Our last post discussed Brandon v. Cox. The basic question in Brandon was whether an appellant had preserved an argument for appeal by raising it in a motion to reconsider that she filed but did not notice for hearing.

The Supreme Court of Virginia held that she hadn’t, which seems like a reasonable ruling . . .

. . . except that, as several readers(including Josh in the comments) have pointed out, I missed a step in the analysis: Rule 4:15(d) provides that “Oral argument on a motion for reconsideration . . . shall be heard orally only at the request of the court.”

In other words, under the terms of the Rule, Brandon couldn’t have brought her motion to reconsider on for a hearing.

Brandon has filed a petition for rehearing raising this argument. While I can see both sides of the issue, I have a definite opinion about how the petition for rehearing should be resolved.

Much as it pains me, I will keep that opinion to myself while the case is pending. Monday-morning quarterbacking is one thing, but I wouldn’t feel right commenting on an ongoing appeal. After all, I wouldn’t appreciate it if someone commented on my arguments (or my opponents) while the Court was still deliberating.

(And as a cynical practical matter, it’s much easier to critique arguments after the opinion comes down, when you have the benefit of hindsight.)

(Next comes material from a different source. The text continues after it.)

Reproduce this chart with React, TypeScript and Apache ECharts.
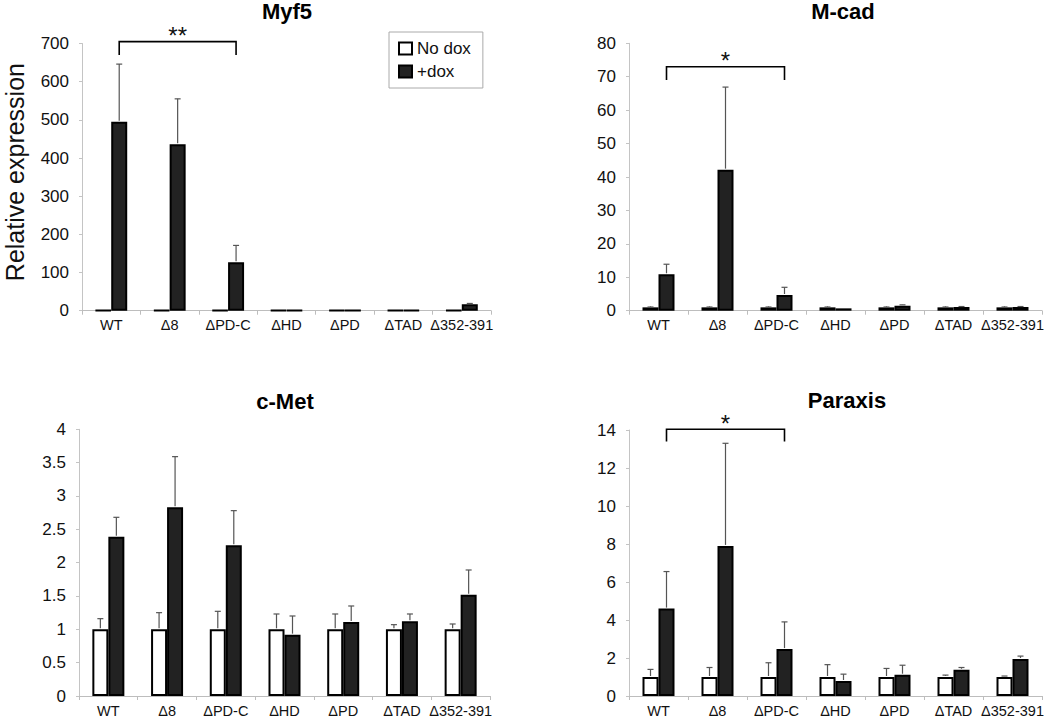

As a sidenote, the petition for rehearing does raise an interesting point about how practices differ across the state. I’ll admit that I’d completely forgotten about Rule 4:15(d)’s limitation on oral argument. I’m pretty sure that I’ve violated it at one point or another, and I’ve certainly seen other lawyers do so.

The provision limiting oral argument and with Rule 4:15(c)’s page limits for briefs seem to be more honored in the breach in some of the courts where I practice. On the other hand, judges around here take the reasonable-effort-to-confer provision quite seriously. Based on some of the stuff I’ve received from out-of-town lawyers, I suspect that judges in other jurisdictions may overlook that requirement.

Somewhere in there, you could probably find an argument about the importance of applying rules uniformly and as they are written. But as a confessed (if unwitting) rule-breaker, I’m hardly the person to make that point.